## Problem requirements
Your task is to repeat the lines below exactly, excluding any pictures they contain.

-*-

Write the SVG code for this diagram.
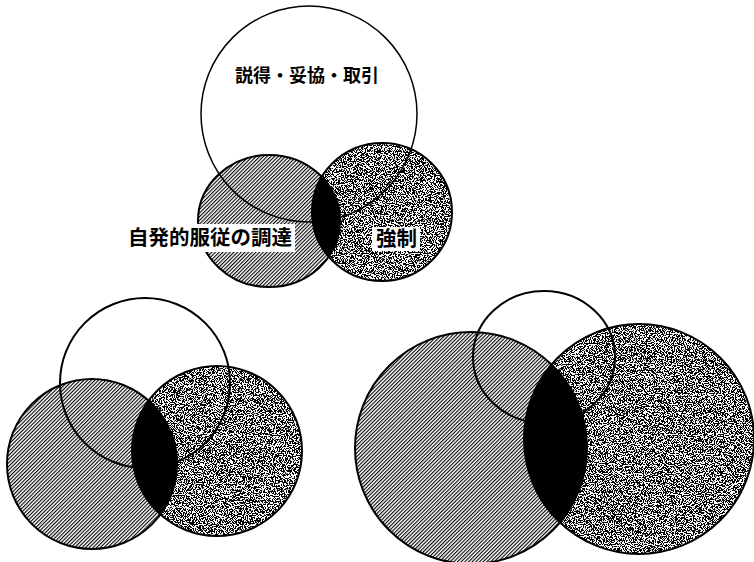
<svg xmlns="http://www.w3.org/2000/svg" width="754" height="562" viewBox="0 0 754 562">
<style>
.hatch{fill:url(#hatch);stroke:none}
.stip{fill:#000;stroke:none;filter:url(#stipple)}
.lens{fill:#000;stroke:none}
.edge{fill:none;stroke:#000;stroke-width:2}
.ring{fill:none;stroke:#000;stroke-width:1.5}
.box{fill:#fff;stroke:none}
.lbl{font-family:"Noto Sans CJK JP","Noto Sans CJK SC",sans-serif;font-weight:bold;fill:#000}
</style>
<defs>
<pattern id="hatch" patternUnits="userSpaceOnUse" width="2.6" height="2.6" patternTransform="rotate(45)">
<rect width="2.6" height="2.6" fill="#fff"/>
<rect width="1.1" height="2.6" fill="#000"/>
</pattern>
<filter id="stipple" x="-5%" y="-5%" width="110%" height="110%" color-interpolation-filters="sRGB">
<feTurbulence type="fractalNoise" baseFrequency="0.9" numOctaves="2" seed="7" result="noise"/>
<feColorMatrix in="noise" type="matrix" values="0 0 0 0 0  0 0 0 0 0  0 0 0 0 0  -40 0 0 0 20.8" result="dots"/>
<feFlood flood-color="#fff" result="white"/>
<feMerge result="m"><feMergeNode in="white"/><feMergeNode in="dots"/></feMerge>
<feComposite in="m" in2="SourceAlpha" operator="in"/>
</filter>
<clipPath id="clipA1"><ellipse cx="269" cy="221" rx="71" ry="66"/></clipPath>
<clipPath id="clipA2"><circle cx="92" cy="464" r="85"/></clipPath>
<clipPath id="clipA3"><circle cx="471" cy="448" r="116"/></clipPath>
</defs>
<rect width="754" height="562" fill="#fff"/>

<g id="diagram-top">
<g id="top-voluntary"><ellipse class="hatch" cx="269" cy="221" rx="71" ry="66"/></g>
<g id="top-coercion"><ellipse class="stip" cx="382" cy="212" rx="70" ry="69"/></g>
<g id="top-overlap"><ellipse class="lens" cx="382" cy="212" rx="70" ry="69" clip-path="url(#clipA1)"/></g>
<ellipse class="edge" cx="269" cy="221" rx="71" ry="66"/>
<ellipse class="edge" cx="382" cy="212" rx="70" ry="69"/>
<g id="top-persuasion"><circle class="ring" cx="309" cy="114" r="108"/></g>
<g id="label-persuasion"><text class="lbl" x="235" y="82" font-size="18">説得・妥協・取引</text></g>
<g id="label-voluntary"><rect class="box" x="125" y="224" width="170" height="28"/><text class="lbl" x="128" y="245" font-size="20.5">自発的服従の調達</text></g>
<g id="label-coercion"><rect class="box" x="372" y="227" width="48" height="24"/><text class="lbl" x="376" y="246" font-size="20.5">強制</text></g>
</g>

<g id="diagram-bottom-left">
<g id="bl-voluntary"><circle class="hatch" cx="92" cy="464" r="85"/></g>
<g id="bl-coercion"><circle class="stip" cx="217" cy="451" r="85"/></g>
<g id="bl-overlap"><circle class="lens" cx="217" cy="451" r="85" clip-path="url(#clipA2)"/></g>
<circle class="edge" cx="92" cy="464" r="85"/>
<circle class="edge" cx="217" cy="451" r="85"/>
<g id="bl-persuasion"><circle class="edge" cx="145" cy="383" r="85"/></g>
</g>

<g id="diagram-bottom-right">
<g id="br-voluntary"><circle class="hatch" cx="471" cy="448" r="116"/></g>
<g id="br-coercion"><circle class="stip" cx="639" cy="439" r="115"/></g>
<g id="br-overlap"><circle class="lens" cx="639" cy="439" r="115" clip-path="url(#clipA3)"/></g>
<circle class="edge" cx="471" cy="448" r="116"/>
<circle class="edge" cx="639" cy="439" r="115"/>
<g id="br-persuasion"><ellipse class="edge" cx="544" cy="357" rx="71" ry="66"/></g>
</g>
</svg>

-*-

## Result of the exercise
Write the SVG code for this diagram.
<svg xmlns="http://www.w3.org/2000/svg" width="754" height="562" viewBox="0 0 754 562">
<style>
.hatch{fill:url(#hatch);stroke:none}
.stip{fill:#000;stroke:none;filter:url(#stipple)}
.lens{fill:#000;stroke:none}
.edge{fill:none;stroke:#000;stroke-width:2}
.ring{fill:none;stroke:#000;stroke-width:1.5}
.box{fill:#fff;stroke:none}
.lbl{font-family:"Noto Sans CJK JP","Noto Sans CJK SC",sans-serif;font-weight:bold;fill:#000}
</style>
<defs>
<pattern id="hatch" patternUnits="userSpaceOnUse" width="2.6" height="2.6" patternTransform="rotate(45)">
<rect width="2.6" height="2.6" fill="#fff"/>
<rect width="1.1" height="2.6" fill="#000"/>
</pattern>
<filter id="stipple" x="-5%" y="-5%" width="110%" height="110%" color-interpolation-filters="sRGB">
<feTurbulence type="fractalNoise" baseFrequency="0.9" numOctaves="2" seed="7" result="noise"/>
<feColorMatrix in="noise" type="matrix" values="0 0 0 0 0  0 0 0 0 0  0 0 0 0 0  -40 0 0 0 20.8" result="dots"/>
<feFlood flood-color="#fff" result="white"/>
<feMerge result="m"><feMergeNode in="white"/><feMergeNode in="dots"/></feMerge>
<feComposite in="m" in2="SourceAlpha" operator="in"/>
</filter>
<clipPath id="clipA1"><ellipse cx="269" cy="221" rx="71" ry="66"/></clipPath>
<clipPath id="clipA2"><circle cx="92" cy="464" r="85"/></clipPath>
<clipPath id="clipA3"><circle cx="471" cy="448" r="116"/></clipPath>
</defs>
<rect width="754" height="562" fill="#fff"/>

<g id="diagram-top">
<g id="top-voluntary"><ellipse class="hatch" cx="269" cy="221" rx="71" ry="66"/></g>
<g id="top-coercion"><ellipse class="stip" cx="382" cy="212" rx="70" ry="69"/></g>
<g id="top-overlap"><ellipse class="lens" cx="382" cy="212" rx="70" ry="69" clip-path="url(#clipA1)"/></g>
<ellipse class="edge" cx="269" cy="221" rx="71" ry="66"/>
<ellipse class="edge" cx="382" cy="212" rx="70" ry="69"/>
<g id="top-persuasion"><circle class="ring" cx="309" cy="114" r="108"/></g>
<g id="label-persuasion"><text class="lbl" x="235" y="82" font-size="18">説得・妥協・取引</text></g>
<g id="label-voluntary"><rect class="box" x="125" y="224" width="170" height="28"/><text class="lbl" x="128" y="245" font-size="20.5">自発的服従の調達</text></g>
<g id="label-coercion"><rect class="box" x="372" y="227" width="48" height="24"/><text class="lbl" x="376" y="246" font-size="20.5">強制</text></g>
</g>

<g id="diagram-bottom-left">
<g id="bl-voluntary"><circle class="hatch" cx="92" cy="464" r="85"/></g>
<g id="bl-coercion"><circle class="stip" cx="217" cy="451" r="85"/></g>
<g id="bl-overlap"><circle class="lens" cx="217" cy="451" r="85" clip-path="url(#clipA2)"/></g>
<circle class="edge" cx="92" cy="464" r="85"/>
<circle class="edge" cx="217" cy="451" r="85"/>
<g id="bl-persuasion"><circle class="edge" cx="145" cy="383" r="85"/></g>
</g>

<g id="diagram-bottom-right">
<g id="br-voluntary"><circle class="hatch" cx="471" cy="448" r="116"/></g>
<g id="br-coercion"><circle class="stip" cx="639" cy="439" r="115"/></g>
<g id="br-overlap"><circle class="lens" cx="639" cy="439" r="115" clip-path="url(#clipA3)"/></g>
<circle class="edge" cx="471" cy="448" r="116"/>
<circle class="edge" cx="639" cy="439" r="115"/>
<g id="br-persuasion"><ellipse class="edge" cx="544" cy="357" rx="71" ry="66"/></g>
</g>
</svg>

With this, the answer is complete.